= Open Angel Forum =

The Open Angel Forum is a recurring event designed to aid early stage startup companies seeking funding, via presentations to prospective angel investors.

Launched in 2009 by tech entrepreneur and media figure Jason Calacanis, the event was the culmination of a series of public comments by Calacanis questioning the ethics of groups who charge fledgling companies to present to wealthy investors. Calacanis, already co-founder of startup competition TechCrunch50 with Michael Arrington (which ran from 2007 to 2009), had spoken out repeatedly against specific groups he characterized as preying on small, hopeful companies seeking financing.

The conversation evolved quickly over the course of several days, beginning with a blog post calling for "Jihad" against the Keiretsu Forum, a discussion on his online broadcast This Week in Startups, and two impassioned polemics outlining the impetus for creating an alternative model: the first self-described as "declaring war" and "written with boiling blood" quickly followed by a second containing quotes from other prominent tech industry pundits such as Fred Wilson and Brad Feld as well as anonymous individuals claiming to be formerly affiliated or familiar with the groups in question.

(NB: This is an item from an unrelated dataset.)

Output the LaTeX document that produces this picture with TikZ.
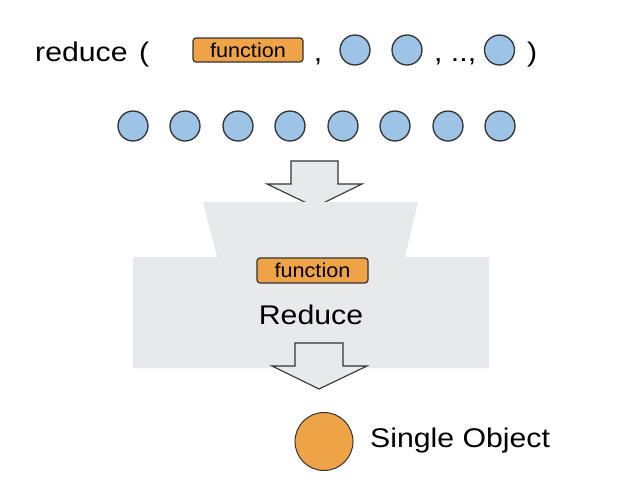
\documentclass[tikz,border=0pt]{standalone}
\usepackage{graphicx}
\usepackage{fontspec}
\setmainfont{Liberation Sans}
\definecolor{blueobj}{HTML}{9DC3E6}
\definecolor{orangeobj}{HTML}{EFA347}
\definecolor{panel}{HTML}{E7E9EA}
\definecolor{edge}{HTML}{333333}
\newcommand{\wtxt}[1]{\scalebox{1.12}[1]{#1}}
\newcommand{\ftxt}[1]{\scalebox{1.08}[1]{#1}}
\tikzset{
  x=1pt, y=-1pt,
  bigtxt/.style={inner sep=0pt, font=\fontsize{27}{30}\selectfont},
  fnbox/.style={draw=edge, line width=1.2pt, fill=orangeobj, rounded corners=3pt, inner sep=0pt, font=\fontsize{20}{22}\selectfont},
  bluedot/.style={circle, draw=edge, line width=1.3pt, fill=blueobj, minimum size=30pt, inner sep=0pt},
  orangedot/.style={circle, draw=edge, line width=1pt, fill=orangeobj, minimum size=58pt, inner sep=0pt},
  bigarrow/.style={draw=edge, line width=1.1pt, fill=panel},
}
\begin{document}
\begin{tikzpicture}
\useasboundingbox (0,0) rectangle (638,501);
% top row
\node[bigtxt, anchor=base west] (red) at (35,61) {\wtxt{reduce}};
\node[bigtxt, anchor=base west] (lp) at (139,61) {\wtxt{(}};
\node[fnbox, minimum width=110pt, minimum height=24pt] (f1) at (248,50) {\ftxt{function}};
\node[bigtxt, anchor=base] (c1) at (318,61) {\wtxt{,}};
\node[bluedot] (a1) at (355,50) {};
\node[bluedot] (a2) at (407,50) {};
\node[bigtxt, anchor=base west] (dots) at (434,61) {\wtxt{, ..,}};
\node[bluedot] (a3) at (499.5,50) {};
\node[bigtxt, anchor=base west] (rp) at (527,61) {\wtxt{)}};
% row of objects
\foreach \i/\x in {1/133,2/185,3/238,4/290,5/343,6/395,7/448,8/500}
  \node[bluedot] (b\i) at (\x,126) {};
% arrow into reduce
\draw[bigarrow] (291,161) -- (338,161) -- (338,184) -- (362,184) -- (315,207) -- (267,184) -- (291,184) -- cycle;
% reduce panel
\fill[panel] (203,202) -- (418,202) -- (405,257) -- (489,257) -- (489,368) -- (133,368) -- (133,257) -- (217,257) -- cycle;
\node[fnbox, minimum width=111pt, minimum height=25pt] (f2) at (312.5,270.5) {\ftxt{function}};
\node[bigtxt, anchor=base] (rd) at (311,324) {\wtxt{Reduce}};
% arrow out
\draw[bigarrow] (295,343) -- (343,343) -- (343,366) -- (367,366) -- (319,389) -- (272,366) -- (295,366) -- cycle;
% result
\node[orangedot] (res) at (324,441.5) {};
\node[bigtxt, anchor=base west] (so) at (370,447) {\wtxt{Single Object}};
\end{tikzpicture}
\end{document}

Upon formalizing the organization, several principles were outlined regarding qualifications and structure, the most notable legacy of the initial controversy being a strict rule against fees for both presenters and investors for participation. Startups presenting at the Open Angel Forum are picked by the event's organizers (which include regional "chapter heads" as well). Six companies are chosen and each presents for 10 minutes. Angel investors must apply for admission as well, and required to be active, with at least four investments in the past year. The first event was held on January 14, 2009, in Los Angeles and to date events have been held in six cities: Los Angeles, San Francisco, Palo Alto, Boston, Boulder, CO and New York City.

Though news reports and blog postings by participating companies, as well as the organization itself, have touted funding offers following the events, the group does not maintain a comprehensive list of presenters, nor have they announced the success rate or other metrics as to the efficacy of the program as a source for startup capital for participants.